- WRITTEN TASK -
Copy the lines from the start of the records below through the line containing "Chart.register(...registerables);", both included, and leave out the pictures.

- SOURCE RECORDS -
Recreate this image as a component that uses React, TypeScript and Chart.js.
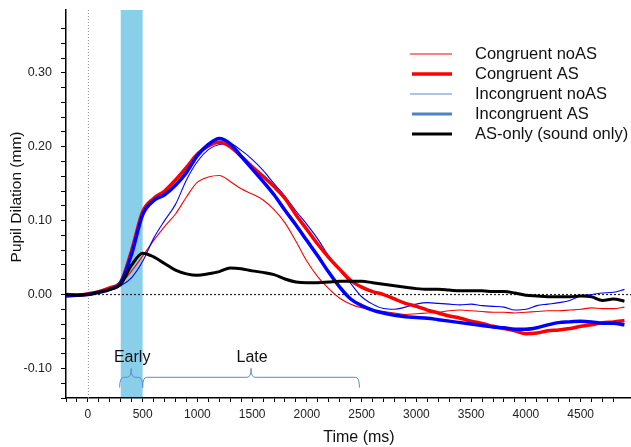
import React, { useEffect, useRef } from 'react';
import { Chart, registerables } from 'chart.js';

Chart.register(...registerables);

// ---- data ----
const timesMs = [
  -200, -100, 0, 100, 200, 300, 400, 500, 600, 700,
  800, 900, 1000, 1100, 1200, 1300, 1400, 1500, 1600, 1700,
  1800, 1900, 2000, 2100, 2200, 2300, 2400, 2500, 2600, 2700,
  2800, 2900, 3000, 3100, 3200, 3300, 3400, 3500, 3600, 3700,
  3800, 3900, 4000, 4100, 4200, 4300, 4400, 4500, 4600, 4700,
  4800, 4900,
];

const congruentNoAS = [
  0.000, 0.000, 0.002, 0.005, 0.009, 0.015, 0.032, 0.052, 0.073, 0.092,
  0.109, 0.132, 0.152, 0.159, 0.161, 0.153, 0.143, 0.136, 0.128, 0.115,
  0.097, 0.072, 0.045, 0.024, 0.008, -0.005, -0.013, -0.018, -0.021, -0.023,
  -0.025, -0.027, -0.026, -0.025, -0.024, -0.022, -0.021, -0.022, -0.023, -0.024,
  -0.024, -0.025, -0.024, -0.023, -0.022, -0.022, -0.021, -0.020, -0.018, -0.019,
  -0.019, -0.017,
];

const congruentAS = [
  0.000, -0.001, 0.001, 0.004, 0.009, 0.017, 0.060, 0.112, 0.130, 0.140,
  0.155, 0.172, 0.190, 0.201, 0.206, 0.200, 0.187, 0.173, 0.160, 0.146,
  0.130, 0.108, 0.088, 0.068, 0.050, 0.034, 0.019, 0.010, 0.004, 0.000,
  -0.006, -0.012, -0.016, -0.021, -0.025, -0.029, -0.032, -0.036, -0.039, -0.043,
  -0.046, -0.049, -0.053, -0.052, -0.049, -0.048, -0.046, -0.043, -0.041, -0.038,
  -0.037, -0.035,
];

const incongruentNoAS = [
  -0.002, -0.001, 0.001, 0.003, 0.006, 0.012, 0.023, 0.045, 0.076, 0.100,
  0.122, 0.155, 0.180, 0.196, 0.203, 0.204, 0.195, 0.183, 0.168, 0.150,
  0.133, 0.113, 0.095, 0.075, 0.052, 0.033, 0.015, -0.003, -0.013, -0.019,
  -0.020, -0.017, -0.013, -0.011, -0.012, -0.013, -0.014, -0.013, -0.015, -0.016,
  -0.017, -0.021, -0.020, -0.015, -0.013, -0.011, -0.008, -0.002, 0.000, 0.002,
  0.003, 0.007,
];

const incongruentAS = [
  -0.002, -0.001, 0.000, 0.003, 0.007, 0.016, 0.055, 0.108, 0.127, 0.135,
  0.148, 0.165, 0.188, 0.203, 0.211, 0.204, 0.187, 0.170, 0.153, 0.135,
  0.114, 0.094, 0.073, 0.052, 0.030, 0.010, -0.006, -0.015, -0.021, -0.025,
  -0.028, -0.030, -0.031, -0.032, -0.034, -0.036, -0.038, -0.040, -0.042, -0.044,
  -0.045, -0.047, -0.047, -0.045, -0.041, -0.038, -0.037, -0.036, -0.037, -0.039,
  -0.039, -0.041,
];

const asOnly = [
  0.000, -0.001, 0.000, 0.003, 0.007, 0.014, 0.040, 0.056, 0.051, 0.042,
  0.033, 0.028, 0.026, 0.028, 0.031, 0.036, 0.035, 0.032, 0.030, 0.027,
  0.021, 0.017, 0.016, 0.016, 0.017, 0.018, 0.018, 0.018, 0.016, 0.014,
  0.012, 0.010, 0.008, 0.007, 0.007, 0.006, 0.005, 0.005, 0.005, 0.004,
  0.004, 0.002, -0.001, -0.002, -0.003, -0.003, -0.003, -0.002, -0.003, -0.008,
  -0.006, -0.009,
];

const seriesLabels = [
  'Congruent noAS',
  'Congruent AS',
  'Incongruent noAS',
  'Incongruent AS',
  'AS-only (sound only)',
];

const xRange = [-200, 4960];
const yRange = [-0.14, 0.385];
const stimWindow = [300, 500];
const bracketLabels = ['Early', 'Late'];
const bracketStarts = [290, 500];
const bracketEnds = [500, 2480];
const xAxisTitle = 'Time (ms)';
const yAxisTitle = 'Pupil Dilation (mm)';

const FONT = '"Liberation Sans", Arial, Helvetica, sans-serif';

const seriesStyle = [
  { color: '#ff0000', width: 1.1, legendColor: '#ff0000', legendWidth: 1.2, order: 4 },
  { color: '#ff0000', width: 3.5, legendColor: '#ff0000', legendWidth: 3.5, order: 2 },
  { color: '#0000ff', width: 1.1, legendColor: '#5a8ad4', legendWidth: 1.2, order: 3 },
  { color: '#0000ff', width: 3.5, legendColor: '#4f80c8', legendWidth: 3, order: 1 },
  { color: '#000000', width: 3, legendColor: '#000000', legendWidth: 3, order: 0 },
];

const seriesValues = [congruentNoAS, congruentAS, incongruentNoAS, incongruentAS, asOnly];

const overlayPlugin = {
  id: 'overlay',
  beforeDatasetsDraw(chart: any) {
    const { ctx, chartArea, scales } = chart;
    const x = scales.x;
    const y = scales.y;
    ctx.save();
    const x0 = x.getPixelForValue(stimWindow[0]);
    const x1 = x.getPixelForValue(stimWindow[1]);
    ctx.fillStyle = '#89cfea';
    ctx.fillRect(x0, chartArea.top, x1 - x0, chartArea.bottom - chartArea.top - 1);
    const xz = x.getPixelForValue(0);
    ctx.setLineDash([1, 2]);
    ctx.strokeStyle = '#8a8a8a';
    ctx.lineWidth = 1;
    ctx.beginPath();
    ctx.moveTo(xz + 0.5, chartArea.top);
    ctx.lineTo(xz + 0.5, chartArea.bottom);
    ctx.stroke();
    const yz = y.getPixelForValue(0);
    ctx.setLineDash([2, 2]);
    ctx.strokeStyle = '#222';
    ctx.lineWidth = 1.2;
    ctx.beginPath();
    ctx.moveTo(chartArea.left, yz);
    ctx.lineTo(chartArea.right, yz);
    ctx.stroke();
    ctx.restore();
  },
  afterDatasetsDraw(chart: any) {
    const { ctx, scales } = chart;
    const x = scales.x;
    const y = scales.y;
    ctx.save();
    const yBase = y.getPixelForValue(-0.112);
    const yEnd = y.getPixelForValue(-0.126);
    const yTip = y.getPixelForValue(-0.1);
    const yText = y.getPixelForValue(-0.085);
    ctx.strokeStyle = '#5b8bd2';
    ctx.lineWidth = 1;
    for (let i = 0; i < bracketLabels.length; i++) {
      const xa = x.getPixelForValue(bracketStarts[i]);
      const xb = x.getPixelForValue(bracketEnds[i]);
      const xm = (xa + xb) / 2;
      const r = 4;
      ctx.beginPath();
      ctx.moveTo(xa, yEnd);
      ctx.quadraticCurveTo(xa, yBase, xa + r, yBase);
      ctx.lineTo(xm - r, yBase);
      ctx.quadraticCurveTo(xm, yBase, xm, yTip);
      ctx.quadraticCurveTo(xm, yBase, xm + r, yBase);
      ctx.lineTo(xb - r, yBase);
      ctx.quadraticCurveTo(xb, yBase, xb, yEnd);
      ctx.stroke();
      ctx.fillStyle = '#111';
      ctx.font = `16px ${FONT}`;
      ctx.textAlign = 'center';
      ctx.textBaseline = 'middle';
      ctx.fillText(bracketLabels[i], xm + 1, yText);
    }
    ctx.restore();
  },
  afterDraw(chart: any) {
    const { ctx } = chart;
    ctx.save();
    ctx.font = `16.5px ${FONT}`;
    ctx.textAlign = 'left';
    ctx.textBaseline = 'middle';
    for (let i = 0; i < seriesLabels.length; i++) {
      const st = seriesStyle[i];
      const cy = 54 + i * 20;
      ctx.strokeStyle = st.legendColor;
      ctx.lineWidth = st.legendWidth;
      ctx.beginPath();
      ctx.moveTo(st.legendWidth > 2 ? 412 : 410, cy);
      ctx.lineTo(452, cy);
      ctx.stroke();
      ctx.fillStyle = '#111';
      ctx.fillText(chart.data.datasets[i].label, 475, cy);
    }
    ctx.fillStyle = '#111';
    ctx.font = `16px ${FONT}`;
    ctx.textAlign = 'center';
    ctx.fillText(xAxisTitle, 359, 438);
    ctx.translate(17, 197);
    ctx.rotate(-Math.PI / 2);
    ctx.font = `15.5px ${FONT}`;
    ctx.fillText(yAxisTitle, 0, 0);
    ctx.restore();
  },
};

function isMultiple(v: number, step: number) {
  const q = v / step;
  return Math.abs(q - Math.round(q)) < 1e-6;
}

export default function App() {
  const canvasRef = useRef<HTMLCanvasElement | null>(null);

  useEffect(() => {
    document.body.style.margin = '0';
    const canvas = canvasRef.current;
    if (!canvas) return;
    const datasets = seriesLabels.map((label, i) => ({
      label,
      data: timesMs.map((t, j) => ({ x: t, y: seriesValues[i][j] })),
      borderColor: seriesStyle[i].color,
      borderWidth: seriesStyle[i].width,
      pointRadius: 0,
      fill: false,
      tension: 0.4,
      cubicInterpolationMode: 'monotone' as const,
      order: seriesStyle[i].order,
    }));

    const chart = new Chart(canvas, {
      type: 'line',
      data: { datasets },
      options: {
        responsive: false,
        animation: false,
        devicePixelRatio: 1,
        layout: { padding: { top: 10, left: 0, right: 0, bottom: 0 } },
        plugins: { legend: { display: false }, tooltip: { enabled: false } },
        scales: {
          x: {
            type: 'linear',
            min: xRange[0],
            max: xRange[1],
            afterBuildTicks: (s: any) => {
              s.ticks = s.ticks.filter((t: any) => isMultiple(t.value, 100));
            },
            afterFit: (s: any) => {
              s.height = 49;
              s.paddingLeft = 0;
              s.paddingRight = 0;
            },
            ticks: {
              stepSize: 100,
              autoSkip: false,
              maxRotation: 0,
              minRotation: 0,
              padding: 5,
              color: '#222',
              font: { family: FONT, size: 12 },
              callback: (v: any) => {
                const n = Math.round(Number(v));
                return n >= 0 && n % 500 === 0 ? String(n) : '';
              },
            },
            grid: {
              display: true,
              drawOnChartArea: false,
              drawTicks: true,
              tickLength: 4,
              tickColor: '#000',
              color: '#000',
            },
            border: { display: true, color: '#000', width: 1.5 },
          },
          y: {
            type: 'linear',
            min: yRange[0],
            max: yRange[1],
            afterBuildTicks: (s: any) => {
              s.ticks = s.ticks.filter((t: any) => isMultiple(t.value, 0.02));
            },
            afterFit: (s: any) => {
              s.width = 66;
              s.paddingTop = 0;
              s.paddingBottom = 0;
            },
            ticks: {
              stepSize: 0.02,
              autoSkip: false,
              padding: 9,
              color: '#222',
              font: { family: FONT, size: 12.5 },
              callback: (v: any) => {
                const n = Number(v);
                if (!isMultiple(n, 0.1)) return '';
                return (Math.round(n * 100) / 100).toFixed(2);
              },
            },
            grid: {
              display: true,
              drawOnChartArea: false,
              drawTicks: true,
              tickLength: 5,
              tickColor: '#000',
              color: '#000',
            },
            border: { display: true, color: '#000', width: 1.5 },
          },
        },
      },
      plugins: [overlayPlugin],
    });

    return () => {
      chart.destroy();
    };
  }, []);

  return (
    <div style={{ width: 631, height: 447 }}>
      <canvas ref={canvasRef} width={631} height={447} style={{ display: 'block' }} />
    </div>
  );
}
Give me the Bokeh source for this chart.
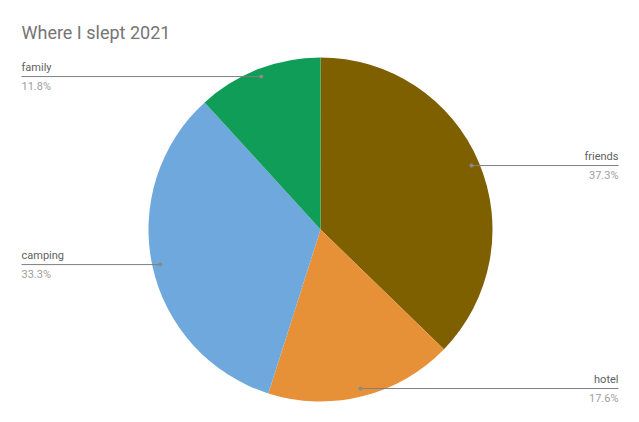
import math
from bokeh.plotting import figure
from bokeh.models import Range1d
from bokeh.core.properties import value
from bokeh.embed import file_html
from bokeh.resources import INLINE

title = "Where I slept 2021"
categories = ["friends", "hotel", "camping", "family"]
nights = [19, 9, 17, 6]
colors = ["#7f6000", "#e69138", "#6fa8dc", "#0f9d58"]

W, H = 623, 406
p = figure(width=W, height=H, output_backend="svg", toolbar_location=None,
           x_range=Range1d(0, W), y_range=Range1d(422 - H, 422),
           min_border=0, outline_line_color=None)
p.axis.visible = False
p.grid.visible = False
p.background_fill_color = "white"
p.border_fill_color = "white"

def sy(y):  # screen y -> data y
    return 422 - y

cx, cy, R = 320, sy(229), 172
total = sum(nights)
start = 0.0
starts, ends, mids = [], [], []
for v in nights:
    f = v / total
    starts.append(start)
    ends.append(start + f)
    mids.append(start + f / 2)
    start += f

# clockwise from 12 o'clock
p.wedge(x=[cx] * len(nights), y=[cy] * len(nights), radius=R,
        start_angle=[math.pi / 2 - 2 * math.pi * s for s in starts],
        end_angle=[math.pi / 2 - 2 * math.pi * e for e in ends],
        direction="clock", fill_color=colors, line_color=None)

font = value("Roboto")
for cat, v, m in zip(categories, nights, mids):
    th = 2 * math.pi * m
    r = 164
    dx = cx + r * math.sin(th)
    dy = cy + r * math.cos(th)
    right = math.sin(th) > 0
    lx = 618 if right else 21
    p.segment(x0=[dx], y0=[dy], x1=[lx], y1=[dy], line_color="#7f7f7f", line_width=1)
    p.scatter(x=[dx], y=[dy], size=4, fill_color="#8a8a8a", line_color=None)
    align = "right" if right else "left"
    p.text(x=[lx], y=[dy + 3], text=[cat], text_font=font, text_font_size="11px",
           text_color="#616161", text_align=align, text_baseline="bottom")
    p.text(x=[lx], y=[dy - 3], text=[f"{v / total * 100:.1f}%"], text_font=font,
           text_font_size="11px", text_color="#9e9e9e", text_align=align, text_baseline="top")

p.text(x=[21], y=[sy(32)], text=[title], text_font=font, text_font_size="18px",
       text_color="#757575", text_align="left", text_baseline="middle")

open("out.html", "w").write(file_html(p, INLINE))
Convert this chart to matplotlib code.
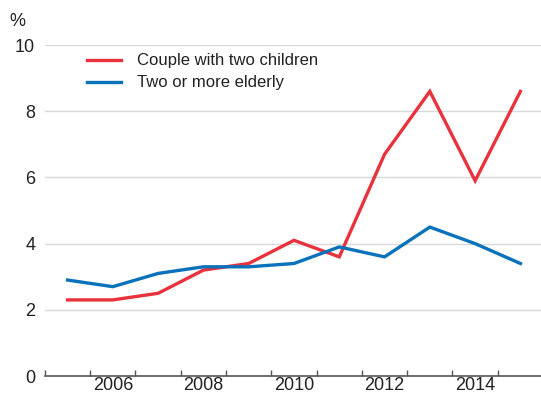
import matplotlib.pyplot as plt
import numpy as np

plt.rcParams['font.family'] = ['Liberation Sans', 'DejaVu Sans']

# --- Data ---
years = [2005, 2006, 2007, 2008, 2009, 2010, 2011, 2012, 2013, 2014, 2015]
couple_two_children = [2.3, 2.3, 2.5, 3.2, 3.4, 4.1, 3.6, 6.7, 8.6, 5.9, 8.6]
two_or_more_elderly = [2.9, 2.7, 3.1, 3.3, 3.3, 3.4, 3.9, 3.6, 4.5, 4.0, 3.4]
year_labels = [2006, 2008, 2010, 2012, 2014]
y_ticks = [0, 2, 4, 6, 8, 10]

# --- Plot ---
fig = plt.figure(figsize=(5.41, 3.95), dpi=100)
ax = fig.add_axes([0.083, 0.048, 0.925, 0.838])

ax.plot(years, couple_two_children, color='#E8333E', linewidth=2.4,
        label='Couple with two children', solid_joinstyle='miter')
ax.plot(years, two_or_more_elderly, color='#0A72BA', linewidth=2.4,
        label='Two or more elderly', solid_joinstyle='miter')

ax.set_xlim(2004.5, 2015.55)
ax.set_ylim(0, 10)

ax.set_yticks(y_ticks)
ax.set_yticklabels([str(t) for t in y_ticks])
ax.grid(axis='y', color='#d9d9d9', linewidth=1.0)
ax.set_axisbelow(True)

ax.set_xticks(year_labels)
ax.set_xticklabels([str(y) for y in year_labels])
ax.set_xticks(np.arange(2004.5, 2016, 1.0), minor=True)
ax.tick_params(axis='x', which='major', length=0, pad=1, labelsize=13, labelcolor='#222222')
ax.tick_params(axis='x', which='minor', length=4, direction='in', color='#555555', width=1.0)
ax.tick_params(axis='y', length=0, pad=7, labelsize=13, labelcolor='#222222')

for s in ['top', 'right', 'left']:
    ax.spines[s].set_visible(False)
ax.spines['bottom'].set_color('#555555')
ax.spines['bottom'].set_linewidth(1.2)

fig.text(0.018, 0.935, '%', fontsize=13, color='#222222')

leg = ax.legend(loc='upper left', bbox_to_anchor=(0.055, 1.02), frameon=False,
                fontsize=12, handlelength=2.0, handletextpad=1.0, labelspacing=0.42)
for t in leg.get_texts():
    t.set_color('#222222')

plt.savefig('out.png', dpi=100)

- WRITTEN RESPONSE -
Recreate this image as a component that uses React, TypeScript and Chart.js.
import React, { useEffect, useRef } from 'react';
import { Chart, registerables } from 'chart.js';

Chart.register(...registerables);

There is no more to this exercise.